エンテロウイルス71型による手足口病で7人の幼児死亡−台湾
台湾でここ1カ月ほど流行している手足口病およびヘルパンギーナは、従来のものとかなり様相が異なっており、当院でのかなりの症例が無菌性髄膜炎、脳炎、小児麻痺様の症状を呈した。7例の小児が、発症2〜4日後に突然活動が低下し、呼吸不全となった。気管内に多量の赤色の泡沫を認め、胸部X線ではわずか数時間のうちに正常または軽度の肺炎から肺一面が真っ白になり、肺水腫の状態に陥った。心拡大はみられなかったが、発病後12時間以内に死亡した。

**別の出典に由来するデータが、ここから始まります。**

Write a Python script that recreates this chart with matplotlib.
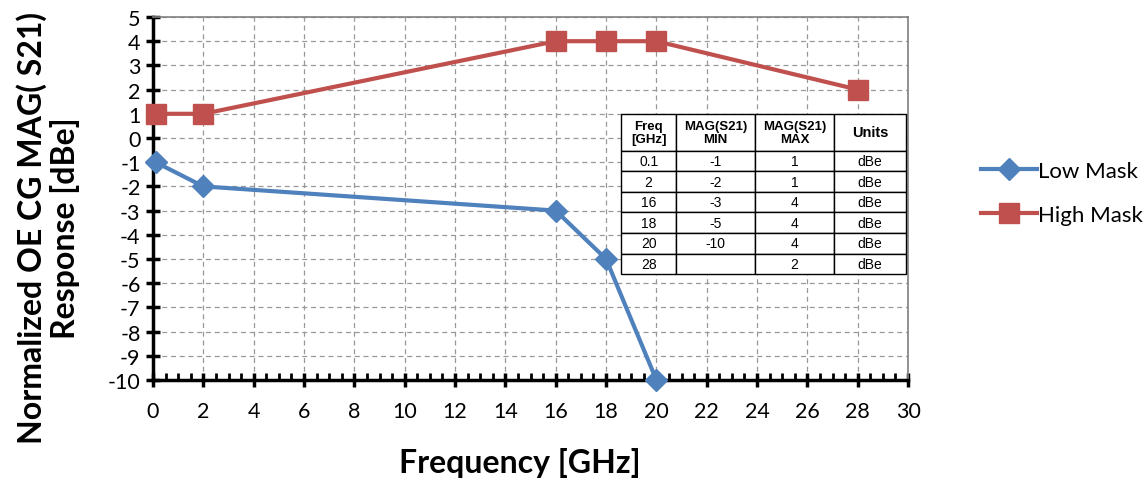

死亡患者のうち1人は生後4カ月、他の6人は1〜2歳の幼児で、兄弟姉妹が手足口病にかかっている例もあった。7人のうち6人にウイルス培養を行い、現在3例からエンテロウイルスを検出、うち1例についてはエンテロウイルス71型(EV71)と同定されている。患者の兄弟姉妹について行ったウイルス培養でも2例からEV71が検出された。また当院ではこの月、47株のウイルスを培養し、20株について同定を終了したが、半数以上がEV71、2株がコクサッキーウイルスB5型であった(当院では間接蛍光抗体法を使用したが、より正確には中和試験による確認が必要)。
台湾では1981年にEV71が流行したが、その後流行はなく、今年になって再び増加している。